With increased comfort and familiarity with egg donation has come increase use of this option. Or perhaps it is the reverse—as more people have become parents through egg donation, more of them have become comfortable speaking openly about it. Either way, the use of egg donation is on the rise. In 2010, the most recent year for which the SART (Society for Assisted Reproductive Technology) statistics are available, there were 9, 321 transfers using donated eggs. Over 55% of these result in live births. This is the official SART number. Wendy Kramer of the DSR found, in surveying parents through egg donaton, that 42% were never asked to inform their clinic whether they had a live birth. Some did so voluntarily and others did not. If we add in the pregnancies that resulted from frozen embryo transfers, there were over 8,000 births in the US alone (in 2010) from donated eggs.
So egg donation in the US is accepted. It is also common. And it is available. All that said, it can still feel overwhelming to embark on a path to egg donation. Recipients must identify a medical program that they have confidence in, figure out how they will afford the medical treatment and often, donor and other fees and they must find and secure a donor. All of this is do-able but it takes time, wherewithal, money, stamina and information.
Although egg donation has enjoyed widespread acceptance and relatively little scrutiny in the United States, this is not the case throughout the world. In Italy, for instance, a law was passed in 2004 completely banning oocyte donation, banning as well use of donor sperm and helping women past childbearing age becoming pregnant via ARTs. The road to this law started in 1994 when Italy made headlines when Dr. Severino Antinori used donor eggs to get 63 year old Rosana Della Cortes pregnant. Robin Marantz Henig’s New York Times article (2004) states,
“We are learning the wrong lessons from our earlier misadventures. Things got a little out of hand, yes, but that is because governments around the world adopted a hands-off policy towards the whole affair. It was too complicated to reach consensus about what steps were too intrusive, about when human life begins, about what risks were worth taking for the sake of having one’s own biological child. So governments turned their backs on reproductive technology and allowed the field to be taken over by cowboys.”

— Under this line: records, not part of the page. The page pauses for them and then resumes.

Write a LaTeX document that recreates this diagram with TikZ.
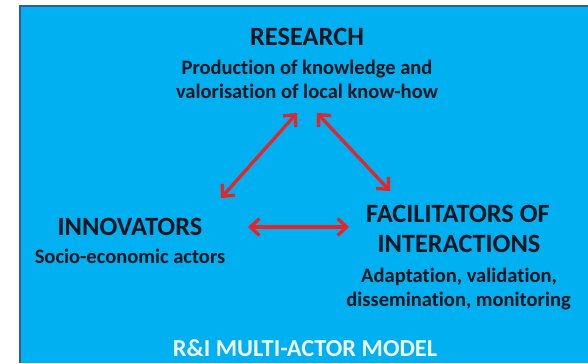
\documentclass[tikz,border=0pt]{standalone}
\usepackage{fontspec}
\setmainfont{Carlito}[Ligatures={NoCommon}]
\usetikzlibrary{arrows.meta}
\definecolor{bgblue}{HTML}{00B0F0}
\definecolor{edgeblue}{HTML}{2F5D9A}
\definecolor{arrowred}{HTML}{E3262B}
\definecolor{txtdark}{HTML}{0B1622}
\definecolor{titlewhite}{HTML}{EEF6FB}
\begin{document}
\begin{tikzpicture}[x=1bp,y=-1bp,
  head/.style={font=\fontsize{26.5}{32}\selectfont\bfseries, text=txtdark, inner sep=0pt, anchor=base},
  sub/.style={font=\fontsize{20.6}{24}\selectfont\bfseries, text=txtdark, inner sep=0pt, anchor=base},
  modeltitle/.style={font=\fontsize{24.5}{28}\selectfont\bfseries, text=titlewhite, inner sep=0pt, anchor=base},
  link/.style={draw=arrowred, line width=3.3bp,
    {Straight Barb[length=9bp,width=17bp]}-{Straight Barb[length=9bp,width=17bp]}}]
\useasboundingbox (0,0) rectangle (588,363);
\fill[bgblue] (20,6) rectangle (588,363);
\draw[edgeblue, line width=1.5bp] (20,363) -- (20,6) -- (588,6);

\node[head] (research) at (307,45) {RESEARCH};
\node[sub] (prod1) at (307,74) {Production of knowledge and};
\node[sub] (prod2) at (307,98) {valorisation of local know-how};

\node[head] (innov) at (130,235) {INNOVATORS};
\node[sub] (socio) at (130,263) {Socio-economic actors};

\node[head] (facil1) at (458,222) {FACILITATORS OF};
\node[head] (facil2) at (459,252) {INTERACTIONS};
\node[sub] (adapt1) at (459,282) {Adaptation, validation,};
\node[sub] (adapt2) at (458.5,306) {dissemination, monitoring};

\node[modeltitle] (model) at (305,356) {R\&I MULTI-ACTOR MODEL};

\coordinate (rL) at (297,113);
\coordinate (iT) at (221,198);
\coordinate (rR) at (317,113);
\coordinate (fT) at (390,191);
\coordinate (iR) at (248,227);
\coordinate (fL) at (349,227);
\draw[link] (rL) -- (iT);
\draw[link] (rR) -- (fT);
\draw[link] (iR) -- (fL);
\end{tikzpicture}
\end{document}
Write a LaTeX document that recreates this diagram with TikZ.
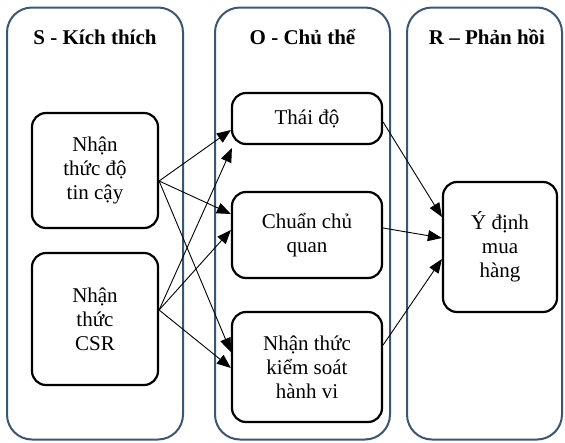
\documentclass[tikz,border=0pt]{standalone}
\usepackage{fontspec}
\setmainfont{Liberation Serif}
\usetikzlibrary{arrows.meta}
\definecolor{framecol}{RGB}{59,86,112}
\begin{document}
\begin{tikzpicture}[x=1pt,y=-1pt,
  outerbox/.style={draw=framecol, line width=2pt, rounded corners=25pt, inner sep=0pt},
  titletext/.style={font=\fontsize{21}{24}\selectfont\bfseries, inner sep=0pt},
  box/.style={draw=black, line width=2.2pt, rounded corners=14pt, fill=white, align=center, font=\fontsize{21}{24}\selectfont, inner sep=0pt},
  arr/.style={line width=0.9pt, -{Triangle[length=14pt,width=11pt]}}
]
\useasboundingbox (0,0) rectangle (565,442);
% outer frames
\node[outerbox, minimum width=176pt, minimum height=432pt] (Sbox) at (95,223.5) {};
\node[outerbox, minimum width=175pt, minimum height=432pt] (Obox) at (302.5,223.5) {};
\node[outerbox, minimum width=155pt, minimum height=432pt] (Rbox) at (484.5,223.5) {};
\node[titletext] (St) at (95,37) {S - Kích thích};
\node[titletext] (Ot) at (302.5,37) {O - Chủ thể};
\node[titletext] (Rt) at (487,37) {R – Phản hồi};
% inner boxes
\node[box, minimum width=126pt, minimum height=115pt] (A) at (95,170.5) {Nhận\\thức độ\\tin cậy};
\node[box, minimum width=126pt, minimum height=132pt] (B) at (95,319) {Nhận\\thức\\CSR};
\node[box, minimum width=150pt, minimum height=51pt] (T) at (307,118.5) {Thái độ};
\node[box, minimum width=150pt, minimum height=86pt] (C) at (307,235) {Chuẩn chủ\\quan};
\node[box, minimum width=150pt, minimum height=110pt] (K) at (307,367) {Nhận thức\\kiểm soát\\hành vi};
\node[box, minimum width=114pt, minimum height=130pt] (Y) at (500,247) {Ý định\\mua\\hàng};
% arrows
\draw[arr] ([yshift=-10.5pt]A.east) -- ([yshift=-11.5pt]T.west);
\draw[arr] ([yshift=-10.5pt]A.east) -- ([yshift=21pt]C.west);
\draw[arr] ([yshift=-10.5pt]A.east) -- ([yshift=15pt]K.west);
\draw[arr] ([yshift=9pt]B.east) -- ([xshift=1pt,yshift=-3pt]T.south west);
\draw[arr] ([yshift=9pt]B.east) -- ([yshift=5pt]C.west);
\draw[arr] ([yshift=9pt]B.east) -- ([yshift=-1pt]K.west);
\draw[arr] ([yshift=-3.5pt]T.east) -- ([yshift=30pt]Y.west);
\draw[arr] ([yshift=7pt]C.east) -- ([yshift=9pt]Y.west);
\draw[arr] ([yshift=22pt]K.east) -- ([yshift=-12pt]Y.west);
\end{tikzpicture}
\end{document}
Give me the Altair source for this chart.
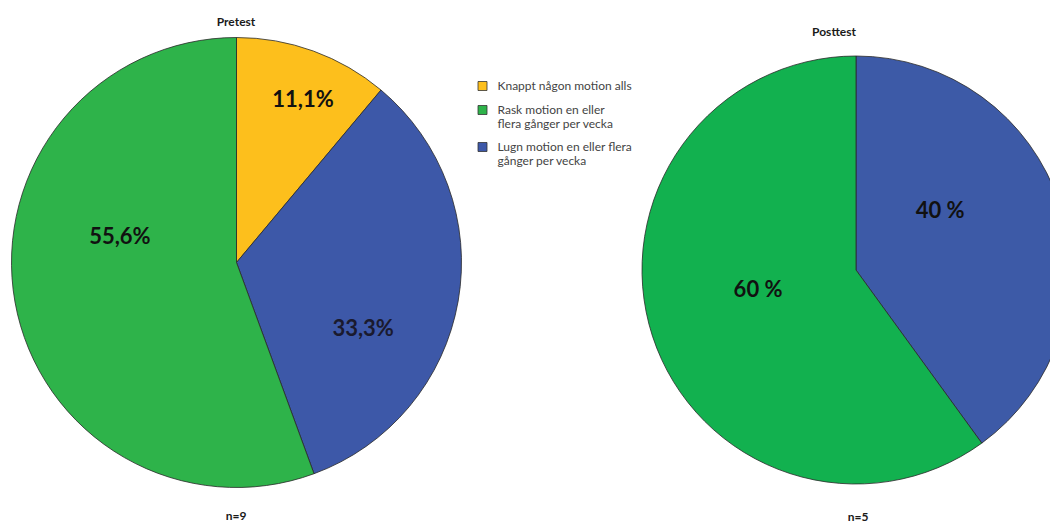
import altair as alt
import pandas as pd

# ---- data -------------------------------------------------------------
pre_categories = [
    "Knappt någon motion alls",
    "Lugn motion en eller flera gånger per vecka",
    "Rask motion en eller flera gånger per vecka",
]
pre_values = [11.1, 33.3, 55.6]
pre_labels = ["11,1%", "33,3%", "55,6%"]

post_categories = [
    "Lugn motion en eller flera gånger per vecka",
    "Rask motion en eller flera gånger per vecka",
]
post_values = [40, 60]
post_labels = ["40 %", "60 %"]

panel_titles = ["Pretest", "Posttest"]
panel_n = ["n=9", "n=5"]

legend_order = [
    "Knappt någon motion alls",
    "Rask motion en eller flera gånger per vecka",
    "Lugn motion en eller flera gånger per vecka",
]
legend_lines = [
    ["Knappt någon motion alls"],
    ["Rask motion en eller", "flera gånger per vecka"],
    ["Lugn motion en eller flera", "gånger per vecka"],
]

pre_colors = ["#FDBF1C", "#2EB34A", "#3D58A8"]   # legend order
post_colors = ["#12B14F", "#3D5AA7"]             # Rask, Lugn

pre_df = pd.DataFrame({"cat": pre_categories, "value": pre_values,
                       "label": pre_labels, "ord": list(range(len(pre_values)))})
post_df = pd.DataFrame({"cat": post_categories, "value": post_values,
                        "label": post_labels, "ord": list(range(len(post_values)))})

# ---- layout constants ---------------------------------------------------
W, H = 1042, 517
PRE_C = (228.5, 254.5)
PRE_R = 225
POST_C = (848, 262)
POST_R = 214
FONT = "Lato"

parts = []
for name, lines in zip(legend_order, legend_lines):
    if len(lines) > 1:
        arr = "[" + ", ".join("'" + l + "'" for l in lines) + "]"
        parts.append((name, arr))
label_expr = "datum.label"
for name, arr in reversed(parts):
    label_expr = f"datum.label == '{name}' ? {arr} : ({label_expr})"

theta_scale = alt.Scale(domain=[0, 100])

pre_arc = alt.Chart(pre_df).mark_arc(
    radius=PRE_R, stroke="#2a2a2a", strokeWidth=0.8
).encode(
    theta=alt.Theta("value:Q", stack=True, scale=theta_scale),
    order=alt.Order("ord:Q"),
    color=alt.Color(
        "cat:N",
        scale=alt.Scale(domain=legend_order, range=pre_colors),
        legend=alt.Legend(
            title=None, orient="none", legendX=468.5, legendY=72,
            symbolType="square", symbolSize=81, symbolStrokeColor="#333333",
            symbolStrokeWidth=0.8, symbolOpacity=1,
            labelFont=FONT, labelFontSize=12, labelColor="#444444",
            labelOffset=9, rowPadding=10, padding=0, labelLimit=300,
            labelExpr=label_expr,
        ),
    ),
    x=alt.value(PRE_C[0]), y=alt.value(PRE_C[1]),
)

post_arc = alt.Chart(post_df).mark_arc(
    radius=POST_R, stroke="#2a2a2a", strokeWidth=0.8
).encode(
    theta=alt.Theta("value:Q", stack=True, scale=theta_scale),
    order=alt.Order("ord:Q"),
    color=alt.Color(
        "cat:N",
        scale=alt.Scale(domain=[legend_order[1], legend_order[2]], range=post_colors),
        legend=None,
    ),
    x=alt.value(POST_C[0]), y=alt.value(POST_C[1]),
)


def label_layer(df, center, k, radius, theta_off, color="#111111"):
    return alt.Chart(df).mark_text(
        radius=radius, thetaOffset=theta_off, font=FONT, fontWeight="bold",
        fontSize=22, color=color, align="center", baseline="middle",
    ).encode(
        theta=alt.Theta("value:Q", stack=True, scale=theta_scale),
        order=alt.Order("ord:Q"),
        text=alt.condition(alt.datum.ord == k, "label:N", alt.value("")),
        x=alt.value(center[0]), y=alt.value(center[1]),
    )


labels = [
    label_layer(pre_df, PRE_C, 0, 175.6, 0.040),
    label_layer(pre_df, PRE_C, 1, 142.9, 0.309, "#1a1a2e"),
    label_layer(pre_df, PRE_C, 2, 119.3, 0.389),
    label_layer(post_df, POST_C, 0, 103.0, -0.300),
    label_layer(post_df, POST_C, 1, 100.0, 0.110),
]


def text_layer(txt, x, y, size=12):
    return alt.Chart(pd.DataFrame({"t": [txt]})).mark_text(
        font=FONT, fontWeight="bold", fontSize=size, color="#1a1a1a",
        align="center", baseline="middle",
    ).encode(text="t:N", x=alt.value(x), y=alt.value(y))


annotations = [
    text_layer(panel_titles[0], 228, 14),
    text_layer(panel_titles[1], 826, 24),
    text_layer(panel_n[0], 228, 508),
    text_layer(panel_n[1], 850, 509),
]

chart = alt.layer(pre_arc, post_arc, *labels, *annotations).resolve_scale(
    color="independent"
).properties(
    width=W, height=H, padding=0, autosize=alt.AutoSizeParams(type="none"),
    background="white",
).configure_view(stroke=None)

chart.save("out.html", embed_options={"renderer": "svg", "actions": False})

Still, unable to come to a consensus about exactly what should be accepted and what should not as far as egg donation, countries like Italy, Austria, Norway, Sweden and Switzerland have also nearly eliminated ovum donation. While such strict laws serve to call everyone’s attention to the potential for ethical abuses in egg donation, they also create new social problems. There now exists what has been termed “fertility tourism”—people living in countries that ban oocyte donation are traveling to other countries to obtain eggs.